How Does Question Difficulty Order Affect Evaluations of Test Performance? (Part 2)

May 27, 2018 Yana Weinstein

By Yana Weinstein

Last week, I wrote a blog post that ended with a data prediction cliffhanger. I asked readers to predict how question difficulty order on a test might affect students’ evaluations of their own performance on that test. More specifically, I asked whether having difficult questions at the beginning or at the end of a test would lead to decreased estimates of performance on the test. Would students find a test overall more difficult if it started or ended with difficult questions? At the time of writing, the responses from over 100 respondents are split almost exactly 50/50. I’m relieved, because it might have been a bit less interesting to write a blog post about an obvious result!

To investigate the effect of question difficulty order on evaluations of performance, we first needed a large set of normed questions. By “normed” what I mean is that we needed to know the average difficulty of each question, so that we could play around with question difficulty order.

I found a set of trivia questions that had been normed in 1980 (1). Of course, people’s knowledge of things like history and geography had changed from 1980 to 2010, so I had to pilot the questions again to get a more accurate measure of question difficulty. On one end of the difficulty scale, we have questions such as “The general named Hannibal was from what city?”, and on the other we have questions such as “What was the name of Tarzan’s girlfriend?” Having established question difficulty, it was time to start playing with question order!

For the basic manipulation, we took one set of 50 questions, and simply arranged them either in easy-hard or hard-easy order (for a between-subjects design, where a different group of participants answered the questions in the two orders) (2). Or, for a within-subjects design, we used two sets of 50 questions, matched for difficulty, so the same group of students answered one set in easy-hard order and the other in hard-easy order (of course, the order if these questions sets themselves was counterbalanced between participants!) (3).

Note: Our early experiments included a “random order” condition in addition to the “easy-hard” “hard-easy” question order conditions (3). However, I soon noticed that performance evaluations in this condition floated around capriciously between those made in the easy-hard and hard-easy condition, and it was unclear how to interpret this. So, we focused instead on chasing the difference between those two extreme conditions.

Before looking at the effect of question order on evaluations of performance, we must ask whether question order had any effect on performance itself. One might have reasonably predicted that having difficult questions at the beginning of a quiz would cause students to give up more easily. However, this doesn’t happen in any of my data: performance is always on par between easy-hard and hard-easy conditions (2), (3), (4).

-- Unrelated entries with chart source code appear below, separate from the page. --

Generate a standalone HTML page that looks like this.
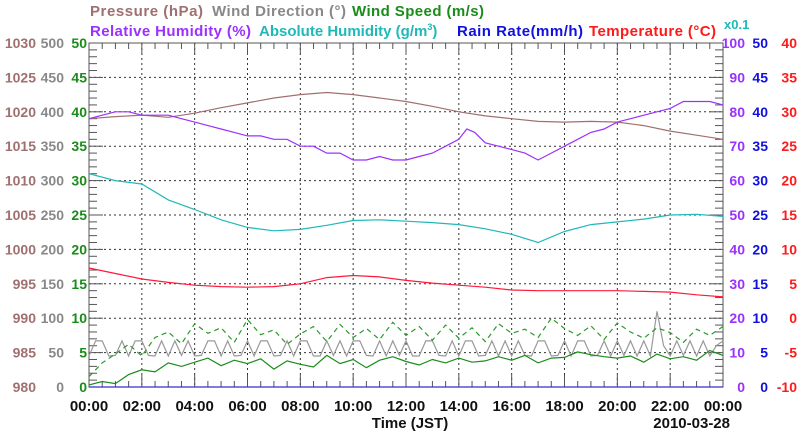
<!DOCTYPE html>
<html><head><meta charset="utf-8"><style>
body{margin:0;background:#fff}
svg{display:block;font-family:"Liberation Sans",Arial,sans-serif;font-weight:bold}
</style></head><body>
<svg id="c" width="800" height="434" viewBox="0 0 800 434">
<g font-size="15">
<text x="90" y="16" fill="#a07070" textLength="113">Pressure (hPa)</text>
<text x="212" y="16" fill="#888" textLength="134">Wind Direction (°)</text>
<text x="352" y="16" fill="#1a8c1a" textLength="132">Wind Speed (m/s)</text>
</g>
<g font-size="15">
<text x="90" y="36" fill="#9b30ff" textLength="161">Relative Humidity (%)</text>
<text x="259" y="36" fill="#20b8b8">Absolute Humidity (g/m<tspan font-size="9" dy="-6">3</tspan><tspan dy="6">)</tspan></text>
<text x="457" y="36" fill="#1010e0" textLength="126">Rain Rate(mm/h)</text>
<text x="589" y="36" fill="#ff1a1a" textLength="127">Temperature (°C)</text>
<text x="724" y="29" fill="#20b8b8" font-size="13">x0.1</text>
</g>
<g id="grid"></g>
<g id="axes"></g>
<g id="series"></g>
<text x="410" y="428" text-anchor="middle" font-size="15" fill="#111">Time (JST)</text>
<text x="730" y="428" text-anchor="end" font-size="15" fill="#111">2010-03-28</text>
</svg>
<script>
const pressHours=[0,1,2,3,4,5,6,7,8,9,10,11,12,13,14,15,16,17,18,19,20,21,22,23,24];
const pressure=[1019,1019.3,1019.5,1019.2,1019.8,1020.6,1021.3,1022,1022.5,1022.8,1022.5,1022,1021.5,1020.8,1020,1019.4,1019,1018.6,1018.5,1018.6,1018.5,1018,1017.2,1016.6,1016];
const rhHours=[0,0.5,1,1.5,2,2.5,3,3.5,4,4.5,5,5.5,6,6.5,7,7.5,8,8.5,9,9.5,10,10.5,11,11.5,12,12.5,13,13.5,14,14.3,14.6,15,15.5,16,16.5,17,17.5,18,18.5,19,19.5,20,20.5,21,21.5,22,22.5,23,23.5,24];
const relHum=[78,79,80,80,79,79,79,78,77,76,75,74,73,73,72,72,70,70,68,68,66,66,67,66,66,67,68,70,72,75,74,71,70,69,68,66,68,70,72,74,75,77,78,79,80,81,83,83,83,82];
const ahHours=[0,1,2,3,4,5,6,7,8,9,10,11,12,13,14,15,16,17,18,19,20,21,22,23,24];
const absHum=[31,30,29.5,27.2,25.8,24.3,23.2,22.7,22.9,23.5,24.2,24.3,24.1,23.9,23.6,23,22.2,21,22.6,23.6,24,24.4,25,25.1,24.8];
const tempHours=[0,1,2,3,4,5,6,7,8,9,10,11,12,13,14,15,16,17,18,19,20,21,22,23,24];
const temperature=[7.3,6.5,5.7,5.2,4.8,4.6,4.5,4.6,5,5.9,6.2,6,5.5,5.1,4.8,4.5,4.1,4,4,4,4,3.9,3.8,3.4,3.1];
const windAvg=[0.3,0.8,0.5,1.8,2.5,2.2,3.5,3,3.6,4.2,3.1,3.9,3.4,4.1,2.6,3.8,3.3,2.9,4.6,3.4,4,2.8,3.9,4.4,3.7,3.2,4,3.5,4.2,3.6,3.8,4.4,3.9,4.6,3.5,4.2,4.3,5.1,4.7,4.4,4.2,4.5,3.6,4.8,4.1,4.4,3.9,5.3,4.6];
const windMax=[1.5,3.5,4.8,6.2,4.5,7.2,8,6.3,9.2,7.8,8.6,6.5,9.8,7.6,8.3,6.2,7.7,8.8,6.6,9.1,7.2,8.5,6.9,9.4,7.5,8.8,6.8,9,7.1,8.6,6.6,9.2,7.8,8.4,7.2,10,8.5,7.5,8.9,6.9,9.3,8,7.1,8.6,7.9,6.5,8.4,7.5,8.8];
const windDir=[45,67,67,45,46,67,45,67,67,46,45,67,45,67,46,67,45,46,67,67,45,67,45,46,67,45,67,67,45,46,67,45,67,67,45,45,67,46,67,45,67,67,46,45,67,45,67,46,67,45,45,67,67,46,45,67,45,67,67,45,46,67,45,67,45,67,46,45,67,67,45,46,67,45,67,67,45,46,67,45,67,46,67,45,67,45,110,60,45,67,46,67,45,67,45,60,67];
const rainRate=[0,0];
const xTicks=["00:00","02:00","04:00","06:00","08:00","10:00","12:00","14:00","16:00","18:00","20:00","22:00","00:00"];
const pressTicks=[980,985,990,995,1000,1005,1010,1015,1020,1025,1030];
const dirTicks=[0,50,100,150,200,250,300,350,400,450,500];
const speedTicks=[0,5,10,15,20,25,30,35,40,45,50];
const rhTicks=[0,10,20,30,40,50,60,70,80,90,100];
const rainTicks=[0,5,10,15,20,25,30,35,40,45,50];
const tempTicks=[-10,-5,0,5,10,15,20,25,30,35,40];

const L=89,R=723,T=43,B=387,NS="http://www.w3.org/2000/svg";
const xs=h=>L+(R-L)*h/24;
const lin=(a,b)=>v=>B-(B-T)*(v-a)/(b-a);
const yP=lin(980,1030),yD=lin(0,500),yS=lin(0,50),yRH=lin(0,100),yRain=lin(0,50),yT=lin(-10,40);
function mk(tag,attrs,parent){const e=document.createElementNS(NS,tag);for(const k in attrs)e.setAttribute(k,attrs[k]);parent.appendChild(e);return e;}
const grid=document.getElementById('grid'),axes=document.getElementById('axes'),ser=document.getElementById('series');
mk('rect',{x:L,y:T,width:R-L,height:B-T,fill:'none',stroke:'#555','stroke-width':1},axes);
for(let i=1;i<12;i++){const l=mk('line',{x1:xs(i*2),x2:xs(i*2),y1:T,y2:B,stroke:'#333','stroke-dasharray':'2,3','stroke-width':1},grid);

}
for(let i=1;i<10;i++){const y=T+(B-T)*i/10;const l=mk('line',{x1:L,x2:R,y1:y,y2:y,stroke:'#333','stroke-dasharray':'2,3','stroke-width':1},grid);

}
for(let i=0;i<=50;i++){const y=T+(B-T)*i/50,len=i%5?8:14;
mk('line',{x1:L,x2:L+len,y1:y,y2:y,stroke:'#555'},axes);mk('line',{x1:R,x2:R-len,y1:y,y2:y,stroke:'#555'},axes);}
for(let i=0;i<=48;i++){const x=xs(i/2),len=i%4?6:12;mk('line',{x1:x,x2:x,y1:B,y2:B-len,stroke:'#555'},axes);mk('line',{x1:x,x2:x,y1:T,y2:T+len,stroke:'#555'},axes);}
function lab(x,y,t,c,anchor,name,fs){const e=mk('text',{x:x,y:y,fill:c,'font-size':fs||15,'text-anchor':anchor},axes);e.textContent=t;

}
for(let i=0;i<11;i++){const y=B-(B-T)*i/10+5;
lab(36,y,pressTicks[i],'#a07070','end','pressure-tick',14);
lab(64,y,dirTicks[i],'#888','end','direction-tick',14);
lab(87,y,speedTicks[i],'#1a8c1a','end','speed-tick',14);
lab(745,y,rhTicks[i],'#9b30ff','end','rh-tick',14);
lab(768,y,rainTicks[i],'#1010e0','end','rain-tick',14);
lab(797,y,tempTicks[i],'#ff1a1a','end','temp-tick',14);}
xTicks.forEach((t,i)=>lab(xs(i*2),411,t,'#111','middle','x-tick'));
function line(hours,vals,yf,color,name,extra){const d=vals.map((v,i)=>(i?'L':'M')+xs(hours[i]).toFixed(1)+','+yf(v).toFixed(1)).join('');
const p=mk('path',Object.assign({d:d,fill:'none',stroke:color,'stroke-width':1.2},extra||{}),ser);

}
const wh=windAvg.map((_,i)=>i/2);
const dh=windDir.map((_,i)=>i/4);
line(dh,windDir,yD,'#999','wind-direction-line');
line(wh,windMax,yS,'#2a9a2a','wind-gust-line',{'stroke-dasharray':'5,4'});
line(wh,windAvg,yS,'#1a8c1a','wind-speed-line');
line([0,24],rainRate,yRain,'#3030d0','rain-rate-line');
line(pressHours,pressure,yP,'#a07070','pressure-line');
line(rhHours,relHum,yRH,'#9b30ff','relative-humidity-line');
line(ahHours,absHum,yS,'#20b8b8','absolute-humidity-line');
line(tempHours,temperature,yT,'#ff1a3a','temperature-line');
</script>
</body></html>
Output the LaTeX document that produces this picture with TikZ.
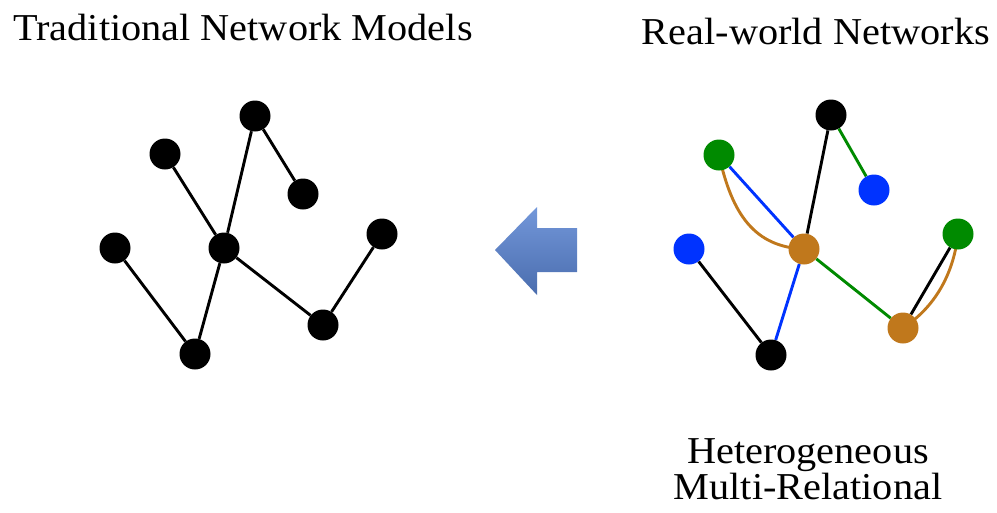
\documentclass[tikz,border=0pt]{standalone}
\usepackage{fontspec}
\setmainfont{Liberation Serif}[FakeStretch=1.06]
\usetikzlibrary{backgrounds}

\definecolor{relgreen}{HTML}{008A00}
\definecolor{relblue}{HTML}{0033FF}
\definecolor{relorange}{HTML}{C0781C}
\definecolor{arrowtop}{HTML}{7397DA}
\definecolor{arrowbot}{HTML}{4A6DAE}

\tikzset{
  vtx/.style={circle, minimum size=31pt, inner sep=0pt, fill=#1},
  vtx/.default=black,
  edge/.style={line width=2.9pt, draw=#1},
  edge/.default=black,
  title/.style={font=\fontsize{38}{33}\selectfont, inner sep=0pt},
}

\begin{document}
\begin{tikzpicture}[x=1pt, y=-1pt]
  \useasboundingbox (0,0) rectangle (997,512);

  % titles
  \node[title, anchor=base west] (tl) at (13,40) {Traditional Network Models};
  \node[title, anchor=base east] (tr) at (990,44) {Real-world Networks};
  \node[title, anchor=base, align=center] (tb) at (808,499)
    {Heterogeneous\\Multi-Relational};

  % traditional (homogeneous) network
  \node[vtx] (a) at (255,116) {};
  \node[vtx] (b) at (165,154) {};
  \node[vtx] (c) at (303,194) {};
  \node[vtx] (d) at (115,248) {};
  \node[vtx] (e) at (224,248) {};
  \node[vtx] (f) at (382,234) {};
  \node[vtx] (g) at (323,325) {};
  \node[vtx] (h) at (195,354) {};

  % real-world heterogeneous network
  \node[vtx] (rt) at (831,115) {};
  \node[vtx=relgreen] (rg1) at (719,155) {};
  \node[vtx=relblue] (rb1) at (874,190) {};
  \node[vtx=relgreen] (rg2) at (958,234) {};
  \node[vtx=relblue] (rb2) at (689,249) {};
  \node[vtx=relorange] (ro1) at (804,249) {};
  \node[vtx=relorange] (ro2) at (903,328) {};
  \node[vtx] (rk) at (771,355) {};

  \begin{pgfonlayer}{background}
    \draw[edge] (a) -- (c);
    \draw[edge] (a) -- (e);
    \draw[edge] (b) -- (e);
    \draw[edge] (d) -- (h);
    \draw[edge] (e) -- (h);
    \draw[edge] (e) -- (g);
    \draw[edge] (g) -- (f);

    \draw[edge] (rt) -- (ro1);
    \draw[edge=relgreen] (rt) -- (rb1);
    \draw[edge=relblue] (rg1) -- (ro1);
    \draw[edge=relorange] (rg1.center) .. controls (732,215) and (755,247) .. (ro1.center);
    \draw[edge] (rb2) -- (rk);
    \draw[edge=relblue] (ro1) -- (rk);
    \draw[edge=relgreen] (ro1) -- (ro2);
    \draw[edge] (ro2) -- (rg2);
    \draw[edge=relorange] (ro2.center) .. controls (938,305) and (954,270) .. (rg2.center);
  \end{pgfonlayer}

  % block arrow pointing from the real-world network to the traditional one
  \shade[top color=arrowtop, bottom color=arrowbot]
    (495,250) -- (537,207) -- (537,228) -- (577,228) -- (577,272)
    -- (537,272) -- (537,295) -- cycle;
\end{tikzpicture}
\end{document}
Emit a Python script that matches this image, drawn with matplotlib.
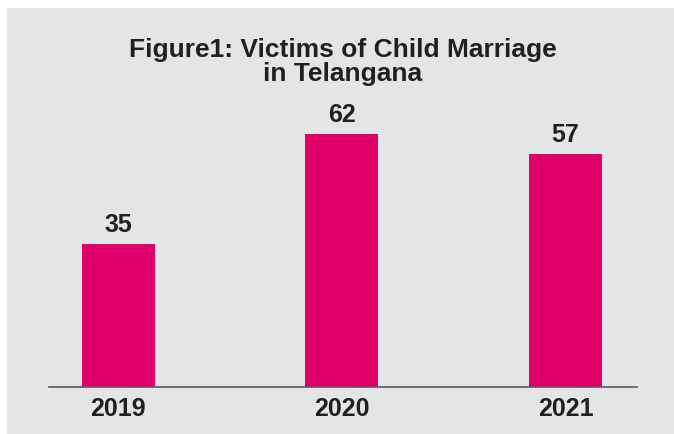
import matplotlib.pyplot as plt
from matplotlib.patches import Rectangle

years = ['2019', '2020', '2021']
victims = [35, 62, 57]

plt.rcParams['font.family'] = ['Liberation Sans', 'DejaVu Sans']

W, H = 674, 434
fig = plt.figure(figsize=(W / 100, H / 100), dpi=100)
fig.patch.set_facecolor('white')
# gray panel with a thin white strip on top and left
fig.patches.append(Rectangle((7 / W, -0.01), 1.01, 1.01 - 8 / H, transform=fig.transFigure,
                             facecolor='#e4e5e6', edgecolor='none', zorder=-5))

ax = fig.add_axes([49 / W, 47 / H, (637 - 49) / W, (387 - 110) / H])
ax.set_facecolor('none')

x = range(len(years))
bars = ax.bar(x, victims, width=0.326, color='#e1006a', zorder=2)
for b, v in zip(bars, victims):
    ax.annotate(str(v), (b.get_x() + b.get_width() / 2, v), xytext=(0, 5),
                textcoords='offset points', ha='center', va='bottom',
                fontsize=18, fontweight='bold', color='#231f20')

ax.set_xlim(-0.31, 2.32)
ax.set_ylim(0, 62 * 277 / 253)
ax.set_xticks(list(x))
ax.set_xticklabels(years, fontsize=18, fontweight='bold', color='#231f20')
ax.tick_params(axis='x', length=0, pad=7)
ax.set_yticks([])
for s in ['top', 'right', 'left']:
    ax.spines[s].set_visible(False)
ax.spines['bottom'].set_color('#58595b')
ax.spines['bottom'].set_linewidth(1.2)

fig.text(343 / W, 1 - 62 / H, 'Figure1: Victims of Child Marriage\nin Telangana',
         ha='center', va='center', fontsize=19, fontweight='bold',
         color='#231f20', linespacing=1.0)

fig.savefig('out.png', dpi=100)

What differs are the performance evaluations. (Finally, I’m about to tell you what happens!). When a test starts with difficult questions, students are more pessimistic about their test performance than when that same exact test is reversed, starting with easy questions. The way we explain the effect is that during the first few questions, students form an impression of the test – just like people form impressions of another person when they hear that they possess a set of traits (5)

Data from Weinstein & Roediger (2012)

In a future blog post, I will tell you about a set of studies in which we tried to make this bias go away (4).

References:

(1) Nelson, T. O., & Narens, L. (1980). Norms of 300 general-information questions: Accuracy of recall, latency of recall, and feeling-of-knowing ratings. Journal of Verbal Learning and Verbal Behavior, 19, 338-368.

(2) Weinstein, Y., & Roediger, H. L. (2010). Retrospective bias in test performance: Providing easy items at the beginning of a test makes students believe they did better on it. Memory & Cognition, 38, 366-376.

(3) Weinstein, Y., & Roediger, H. L. (2012). The effect of question order on evaluations of test performance: how does the bias evolve? Memory & Cognition, 40, 727-735.

(4) Bard, G., & Weinstein, Y. (2017). The effect of question order on evaluations of test performance: Can the bias dissolve? Quarterly Journal of Experimental Psychology, 70, 2130-2140.

(5) Anderson, N. H. (1965). Averaging versus adding as a stimulus-combination rule in impression formation. Journal of Experimental Psychology, 70, 394-400.